The appraisal is the deal
Every credible development conversation starts in the same place: the appraisal. Land or purchase price, build costs, professional fees, finance costs, contingency, projected Gross Development Value, expected sale or rental income. If those numbers don’t stack against a realistic margin — typically 20%+ on profit-on-cost for a sale exit — no amount of clever financing will rescue the scheme. We’ll happily run through an appraisal with you and tell you whether it works before any lender sees it.
When it does work, the finance structure usually looks like this:
- Day 1 drawdown to complete the purchase or release equity in land you already own.
- Staged build drawdowns released against monitoring surveyor sign-off as agreed work stages complete (typically substructure, frame, weathertight, first fix, completion).
- Retained interest rolled up against the facility so you’re not making monthly payments from cash flow during the build.
- Exit by sale of the completed scheme or refinance onto a term product — agreed in concept before drawdown so it’s not a scramble at the end.
Where we add value
Development lending is a small, specialist corner of the market. There are mainstream commercial lenders who occasionally do schemes, dedicated development funders for whom it’s their entire business, and a handful of specialist lenders for specific niches (small conversions, heavy refurbishment, regional focus). Pricing varies materially across them — the same scheme can attract very different terms depending on who you take it to, and there is no published comparison.
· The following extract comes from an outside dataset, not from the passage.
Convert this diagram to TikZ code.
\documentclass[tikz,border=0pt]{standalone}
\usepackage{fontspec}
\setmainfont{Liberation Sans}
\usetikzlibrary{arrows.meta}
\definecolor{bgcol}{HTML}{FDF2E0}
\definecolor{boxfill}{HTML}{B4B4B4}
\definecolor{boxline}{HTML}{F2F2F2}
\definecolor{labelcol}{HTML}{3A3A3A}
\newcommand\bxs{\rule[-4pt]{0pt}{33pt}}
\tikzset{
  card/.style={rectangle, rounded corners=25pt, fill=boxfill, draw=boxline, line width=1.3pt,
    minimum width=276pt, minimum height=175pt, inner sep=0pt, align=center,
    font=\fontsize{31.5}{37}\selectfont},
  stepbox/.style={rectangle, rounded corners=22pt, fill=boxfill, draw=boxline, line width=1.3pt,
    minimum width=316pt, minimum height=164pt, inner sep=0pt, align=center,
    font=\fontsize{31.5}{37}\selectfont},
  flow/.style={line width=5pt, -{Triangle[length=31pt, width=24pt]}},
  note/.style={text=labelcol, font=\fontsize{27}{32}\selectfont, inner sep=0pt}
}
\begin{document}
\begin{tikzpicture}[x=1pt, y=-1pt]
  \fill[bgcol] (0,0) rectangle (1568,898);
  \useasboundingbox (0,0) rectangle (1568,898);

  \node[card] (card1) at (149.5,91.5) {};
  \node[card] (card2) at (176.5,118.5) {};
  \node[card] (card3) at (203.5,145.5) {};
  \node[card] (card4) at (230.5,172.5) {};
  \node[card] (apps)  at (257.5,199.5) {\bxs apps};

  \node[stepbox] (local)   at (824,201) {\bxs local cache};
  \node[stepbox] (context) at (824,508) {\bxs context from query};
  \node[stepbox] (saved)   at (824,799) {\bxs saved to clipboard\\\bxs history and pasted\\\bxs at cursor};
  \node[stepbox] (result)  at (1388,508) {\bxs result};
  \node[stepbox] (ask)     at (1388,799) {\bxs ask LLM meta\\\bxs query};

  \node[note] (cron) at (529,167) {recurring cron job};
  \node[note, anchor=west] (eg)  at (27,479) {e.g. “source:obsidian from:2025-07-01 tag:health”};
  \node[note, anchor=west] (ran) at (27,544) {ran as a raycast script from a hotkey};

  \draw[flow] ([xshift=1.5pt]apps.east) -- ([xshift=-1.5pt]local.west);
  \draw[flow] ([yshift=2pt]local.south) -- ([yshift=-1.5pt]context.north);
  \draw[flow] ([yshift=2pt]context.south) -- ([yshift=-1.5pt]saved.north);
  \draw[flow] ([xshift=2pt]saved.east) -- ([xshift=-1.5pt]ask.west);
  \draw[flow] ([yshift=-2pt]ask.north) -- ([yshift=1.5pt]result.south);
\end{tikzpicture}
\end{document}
We know which lenders are currently active, which are tightening, which sectors are out of favour, and which schemes will pass without much friction. Where appropriate we’ll also flag where the scheme could be improved before finance is sought — a more credible main contractor, a tightened build programme, a better-evidenced GDV — because lender appetite improves materially when the appraisal looks tight rather than aspirational.
How we work a development case
We start with the scheme: site, drawings, planning status, costed build programme, GDV evidence, experience. From that we map the lender shortlist and indicative terms within a few working days. Where the case stacks, we run a formal process with the strongest two or three lenders in parallel so you have a real choice. We coordinate the monitoring surveyor, the legal work, the drawdowns, and we keep you informed in plain language right through to practical completion and exit.
If the case doesn’t stack, we’ll tell you that too — early, and with reasons. Development finance is unforgiving of schemes that didn’t add up to begin with.